If you can read the preceding paragraph without getting a major headache, I will personally mail you a cookie.

Technically this constitutes time travel, but time travel is supposed to be way more fun. You’re supposed to see dinosaurs or laser-swords or something, and have a bunch of wacky adventures, altering history so now your dad is rich and has a mustache. Instead, you’re sitting at an airport bar holding a cocktail to your forehead, wrestling with the conflicting urges to either go to bed or stay up five more hours playing Blackjack. Not once in my many viewings of the “Back to the Future” movies did I ever see Marty McFly with jetlag.

Logistics get more complicated the farther from home you venture. I went on a trip to Australia when I was 15, and during that time, if anyone from the family wanted to chat they had to catch me in a hotel room at about six in the morning, Aussie time. Back in Maine, my parents just wrapped up that conversation about a week and a half ago.

For a world that’s so small, it sure seems big sometimes.

Maybe that thought crossed the minds of the old 19th century railroaders, who were largely responsible for establishing the early time zones used in adolescent America. A handful of semi-local time zones were in use before then -- like in southwest England, where it’s extremely important to know when to sip your daily tea -- but in the States, it was rail transport that changed everything. It’s important to keep strict and accurate time when you’re transporting dehydrated pig eyeballs from Baltimore to Los Angeles. If you’re a railroad company going by everyone’s wildly varying local times, you can’t exactly keep track of scheduling. It’s surprising more trains weren’t booked on the same rail heading in opposite directions. Can you imagine two trains colliding head-on, one carrying hog meat, the other toting scraps of iron? The whole scene would smell like burning motor oil and dead animals. At least you could use the track fire to cook the meat.

These “railfolk,” as I’ll affectionately call them, have been dealing with time zones for a long time. Being a jet-setting, transcontinental traveler is a newer beast, and it amplifies the whole effect just due to the sheer speed in which a person can zip from one coast to the other. Long-range ravel used to require months crammed into a stagecoach, and by the time you got to your destination, four family members and a pet dog had died and you were traveling with your aunt Evelyn and a crate of preserved beans. Plenty of time to get used to the whole sunrise/sunset dynamic. Now the same trip is a day’s travel, and it’s an unspeakable inconvenience not to have a pillow and an in-flight viewing of “The Peanuts Movie.” You simply step off a plane and the time, climate and culture are all radically different. It’s a special kind of whiplash brought on by physics and the trappings of advanced civilization.

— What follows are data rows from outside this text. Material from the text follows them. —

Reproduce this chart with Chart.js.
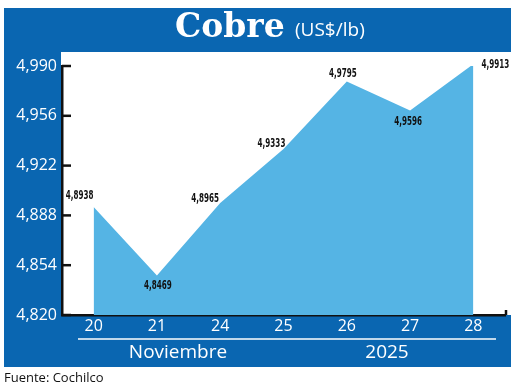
<!DOCTYPE html>
<html>
<head>
<meta charset="utf-8">
<script src="https://cdn.jsdelivr.net/npm/chart.js@4.4.1/dist/chart.umd.min.js"></script>
<style>
  body { margin: 0; background: #fff; }
  #wrap { width: 520px; height: 388px; position: relative; }
</style>
</head>
<body>
<div id="wrap"><canvas id="cobre"></canvas></div>
<script>
// Datos
const dias = ['20', '21', '24', '25', '26', '27', '28'];
const precios = [4.8938, 4.8469, 4.8965, 4.9333, 4.9795, 4.9596, 4.9913];
const etiquetas = ['4,8938', '4,8469', '4,8965', '4,9333', '4,9795', '4,9596', '4,9913'];
const yMin = 4.820;
const yMax = 4.990;
const yPaso = 0.034;

const AZUL = '#0a66b1';
const CELESTE = '#55b4e4';

// Fondo: panel azul, área blanca, título
const fondo = {
    id: 'fondo',
    beforeDraw(chart) {
        const ctx = chart.ctx;
        ctx.save();
        ctx.fillStyle = AZUL;
        ctx.fillRect(4, 8, 507, 359);
        ctx.fillStyle = '#fff';
        ctx.fillRect(61, 52, 450, 263);

        // título
        ctx.fillStyle = '#fff';
        ctx.textBaseline = 'alphabetic';
        ctx.textAlign = 'left';
        ctx.font = 'bold 33px "DejaVu Serif"';
        ctx.fillText('Cobre', 175, 37);
        ctx.font = '19px "Open Sans"';
        ctx.fillText('(US$/lb)', 295, 36);
        ctx.restore();
    },
    afterDraw(chart) {
        const ctx = chart.ctx;
        const y = chart.scales.y;
        const area = chart.chartArea;
        ctx.save();
        // marcas del eje y hacia adentro
        ctx.strokeStyle = '#111';
        ctx.lineWidth = 2.5;
        y.ticks.forEach(t => {
            const py = y.getPixelForValue(t.value);
            ctx.beginPath();
            ctx.moveTo(area.left, py);
            ctx.lineTo(area.left + 9, py);
            ctx.stroke();
        });
        ctx.beginPath();
        ctx.moveTo(area.right + 1, area.bottom);
        ctx.lineTo(area.right + 1, area.bottom - 5);
        ctx.stroke();

        // línea blanca y textos inferiores
        ctx.strokeStyle = '#fff';
        ctx.lineWidth = 1.5;
        ctx.beginPath();
        ctx.moveTo(78, 339);
        ctx.lineTo(496, 339);
        ctx.stroke();
        ctx.fillStyle = '#fff';
        ctx.font = '19px "Open Sans"';
        ctx.textAlign = 'center';
        ctx.textBaseline = 'middle';
        ctx.fillText('Noviembre', 178, 353);
        ctx.fillText('2025', 387, 353);

        // fuente
        ctx.fillStyle = '#111';
        ctx.font = '13px "Open Sans"';
        ctx.textAlign = 'left';
        ctx.fillText('Fuente: Cochilco', 4, 378);
        ctx.restore();
    }
};

// Etiquetas de valores (letra angosta: se comprime en x)
const desplaz = [[-14, -11], [1, 10], [-15, -4], [-12, -5], [-4, -8], [-2, 11], [22, 1]];
const valores = {
    id: 'valores',
    afterDatasetsDraw(chart) {
        const ctx = chart.ctx;
        const pts = chart.getDatasetMeta(0).data;
        const sx = 0.64;
        ctx.save();
        ctx.fillStyle = '#111';
        ctx.font = 'bold 12.5px "DejaVu Sans Condensed"';
        ctx.textAlign = 'center';
        ctx.textBaseline = 'middle';
        pts.forEach((p, i) => {
            ctx.save();
            ctx.translate(p.x + desplaz[i][0], p.y + desplaz[i][1]);
            ctx.scale(sx, 1);
            ctx.fillText(etiquetas[i], 0, 0);
            ctx.restore();
        });
        ctx.restore();
    }
};

new Chart(document.getElementById('cobre'), {
    type: 'line',
    data: {
        labels: dias,
        datasets: [{
            data: precios,
            fill: 'start',
            backgroundColor: CELESTE,
            borderWidth: 0,
            pointRadius: 0,
            tension: 0
        }]
    },
    options: {
        responsive: true,
        maintainAspectRatio: false,
        animation: false,
        layout: { padding: { top: 66, right: 15, bottom: 53, left: 0 } },
        plugins: {
            legend: { display: false },
            tooltip: { enabled: false }
        },
        scales: {
            x: {
                offset: true,
                afterFit: s => { s.height = 20; },
                grid: { display: false, drawTicks: false },
                border: { display: true, color: '#111', width: 2.5 },
                ticks: {
                    color: '#fff',
                    font: { family: 'Open Sans', size: 16 },
                    padding: 2,
                    maxRotation: 0
                }
            },
            y: {
                min: yMin,
                max: yMax,
                afterFit: s => { s.width = 62; },
                grid: { display: false, drawTicks: false },
                border: { display: true, color: '#111', width: 2.5 },
                ticks: {
                    stepSize: yPaso,
                    color: '#fff',
                    font: { family: 'Open Sans', size: 16 },
                    padding: 5,
                    callback: v => v.toFixed(3).replace('.', ',')
                }
            }
        }
    },
    plugins: [fondo, valores]
});
</script>
</body>
</html>
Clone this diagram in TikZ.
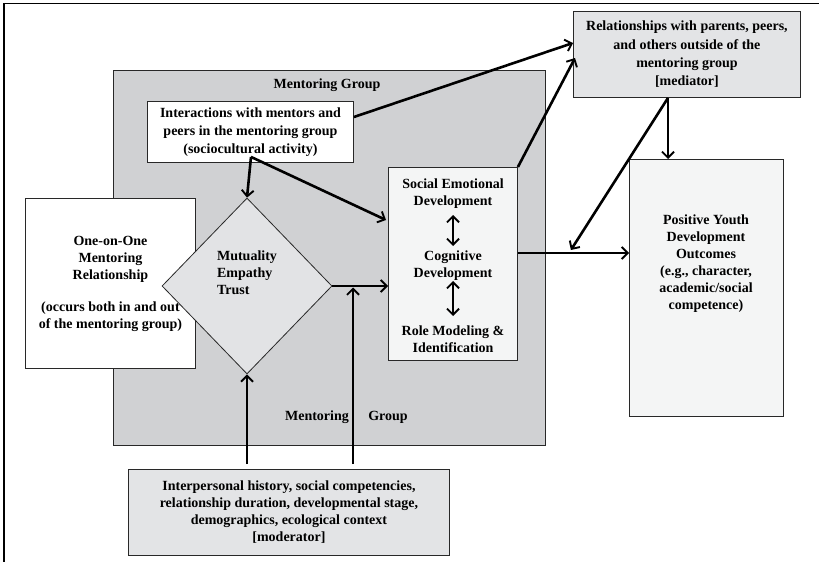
\documentclass[tikz,border=0pt]{standalone}
\usepackage{fontspec}
\setmainfont{Liberation Serif}
\usetikzlibrary{arrows.meta,shapes.geometric,calc}
\definecolor{grpgray}{RGB}{208,209,211}
\definecolor{boxgray}{RGB}{227,228,230}
\definecolor{diagray}{RGB}{226,227,229}
\definecolor{lightbox}{RGB}{244,245,245}
\definecolor{edge}{RGB}{40,40,40}
\begin{document}
\begin{tikzpicture}[x=1pt,y=-1pt,
  every node/.style={font=\fontsize{14}{17}\selectfont\bfseries, inner sep=0pt, align=center},
  boxbase/.style={draw=edge, line width=0.9pt, anchor=north west},
  wbox/.style={boxbase, fill=white},
  gbox/.style={boxbase, fill=boxgray},
  lbox/.style={boxbase, fill=lightbox},
  grpbox/.style={boxbase, fill=grpgray},
  tip/.style={},
  arr/.style={line width=2.6pt, -{Straight Barb[length=6pt,width=12pt,line width=1.9pt]}},
  dbl/.style={line width=2.6pt, {Straight Barb[length=6pt,width=12pt,line width=1.9pt]}-{Straight Barb[length=6pt,width=12pt,line width=1.9pt]}}
]
\useasboundingbox (0,0) rectangle (819,562);
\fill[white] (0,0) rectangle (819,562);
\draw[line width=1.5pt] (4,562) -- (4,3.5) -- (819,3.5);

% mentoring group
\node[grpbox, minimum width=432, minimum height=375] (grp) at (113,70) {};
\node (glab) at (327,85) {Mentoring Group};
\node (glab1) at (317,417) {Mentoring};
\node (glab2) at (388,417) {Group};

% boxes
\node[wbox, minimum width=206, minimum height=61, font=\fontsize{14}{18}\selectfont\bfseries] (ints) at (147,101)
  {Interactions with mentors and\\peers in the mentoring group\\(sociocultural activity)};
\node[gbox, minimum width=227, minimum height=86, font=\fontsize{14}{18.3}\selectfont\bfseries] (tr) at (573,11)
  {Relationships with parents, peers,\\and others outside of the\\mentoring group\\{[mediator]}};
\node[wbox, minimum width=170, minimum height=170] (oo) at (25,198)
  {One-on-One\\Mentoring\\Relationship\\[15pt](occurs both in and out\\of the mentoring group)};
\node[draw=edge, line width=0.8pt, fill=diagray, diamond, minimum width=170, minimum height=176] (mut) at (247,286) {};
\node[align=left] (muttxt) at (247,273) {Mutuality\\Empathy\\Trust};
\node[lbox, minimum width=129, minimum height=193] (cen) at (388,167) {};
\node (sed) at (453,194) {Social Emotional\\Development};
\node (cog) at (453,266) {Cognitive\\Development};
\node (role) at (453,339) {Role Modeling \&\\Identification};
\node[lbox, minimum width=154, minimum height=257] (pyd) at (629,159) {};
\node (pydtxt) at (706,264) {Positive Youth\\Development\\Outcomes\\(e.g., character,\\academic/social\\competence)};
\node[gbox, minimum width=321, minimum height=86] (mod) at (128,469)
  {Interpersonal history, social competencies,\\relationship duration, developmental stage,\\demographics, ecological context\\{[moderator]}};

% coordinates
\coordinate (ib) at ($(ints.south west)+(104,-6)$);
\coordinate (mt) at ($(tr.south west)+(95,0)$);
\coordinate (m4) at ($(cen.north east)+(53,83)$);
\coordinate (j) at ($(mod.north west)+(225,0)$);
\coordinate (d1a) at ($(cen.north west)+(65,48)$);
\coordinate (d1b) at ($(cen.north west)+(65,79)$);
\coordinate (d2a) at ($(cen.north west)+(65,114)$);
\coordinate (d2b) at ($(cen.north west)+(65,149)$);

% connectors
\draw[arr] ($(ints.north east)+(0,16)$) -- ($(tr.north west)+(0,32)$);
\draw[arr] (cen.north east) -- ($(tr.north west)+(2,47)$);
\draw[arr] (mt) -- (mt |- pyd.north);
\draw[arr] (mt) -- (m4);
\draw[arr] ($(cen.north east)+(0,86)$) -- ($(pyd.north west)+(0,94)$);
\draw[arr] (ib) -- (mut.north);
\draw[arr] (ib) -- ($(cen.north west)+(-2,53)$);
\draw[arr] (mut.east) -- (mut.east -| cen.west);
\draw[arr] ($(mod.north -| mut.south)+(0,-5)$) -- (mut.south);
\draw[arr, shorten >=1.5pt] ($(j)+(0,-5)$) -- (j |- mut.east);
\draw[dbl] (d1a) -- (d1b);
\draw[dbl] (d2a) -- (d2b);
\end{tikzpicture}
\end{document}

Which brings us to this moment. I’m sitting in a conference room in Nevada at what’s supposed to be 9:15 in the morning, but my body knows the lie. With breakfast still gurgling in my belly, it’s saying, “Hey, isn’t time for a peanut butter and jelly sandwich and an apple? Get your act together, fool!” Not that my body can always be trusted; it also seems to think that blueberry muffins and milkshakes constitute proper nutrition, and that beer is one of the major food groups. I take what my body says with a grain of salt. Which is another thing it likes.

I know what’ll quash its protestations, though: good ol’ Eastern Standard Time. It’s been said that home is not a location but a state of mind, and that’s mostly true, but my state of mind wants a siesta and a midday Facebook break. Travel is wonderful, and an experience necessary to a fully-rounded life. Yet what greater relief is there than stepping off that plane and feeling familiar ground beneath your feet?

Dorothy was right, man. There’s no place like home.